While P.A. banks recognized the risks of facilitating such payments, foreign banks may not realize that the P.A.-PLO’s “pay for slay” policy exposes them to significant financial and legal dangers.
Jordan may not object to the P.A.-PLO using its banks to pay terrorist rewards, as it does not consider Palestinian attacks on Jews to be terrorism.
As Jordan noted, in 2001, when it joined the International Convention for the Suppression of the Financing of Terrorism, Jordan “does not consider acts of national armed struggle and fighting a foreign occupation in the exercise of the people’s right to self-determination as terrorist acts within the context of paragraph 1(b) of article 2 of the convention.”

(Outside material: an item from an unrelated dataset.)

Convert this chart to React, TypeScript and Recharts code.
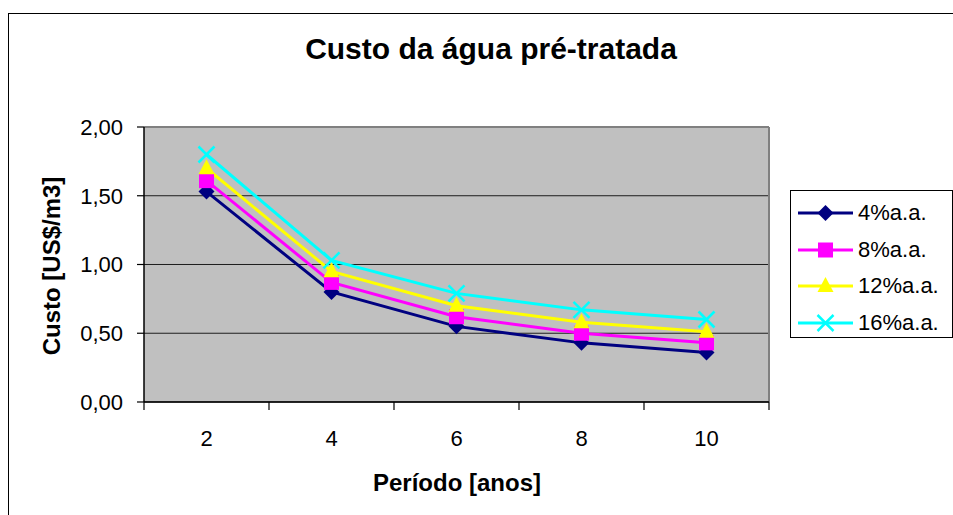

However, since some Jordanian banks, particularly the largest, Arab Bank, have a presence in the U.S., the P.A.-PLO’s use of these banks to implement the “pay for slay” policy contaminates them.
Is the Turkish banking system also contaminated?
In exchange for releasing Israelis kidnapped by Hamas and other Gazan groups on Oct. 7, 2023, Israel released thousands of terrorists, including murderers. Many now live in Turkey, including at least one who killed American citizens, and continue to receive P.A.-PLO “pay for slay” payments.
As a result, the Turkish banking system, as have several Gulf states, has begun managing “pay for slay” payments from the P.A.-PLO.
How to avoid the spread of ‘pay for play’
In 2017, Israel designated the PLO’s financial arm, the Palestinian National Fund, as a terrorist organization because of its role in implementing the “pay for slay” policy. P.A.-PLO officials admit that the P.A. funds payments to terrorists, often using the PLO, which is subject to little regulation and oversight, as a conduit.
In September 2018, the first Trump administration ordered the closure of the PLO offices in Washington, after it was determined that they no longer served the purpose of promoting peace. The Palestinian leadership expected the Biden administration to reopen the offices, but that never materialized.
The most effective way to ensure that the P.A.-PLO’s malignant terror reward payments don’t contaminate U.S. and European banks is for the U.S. Treasury to follow Israel’s lead and designate the financial arm of the PLO as a terror organization.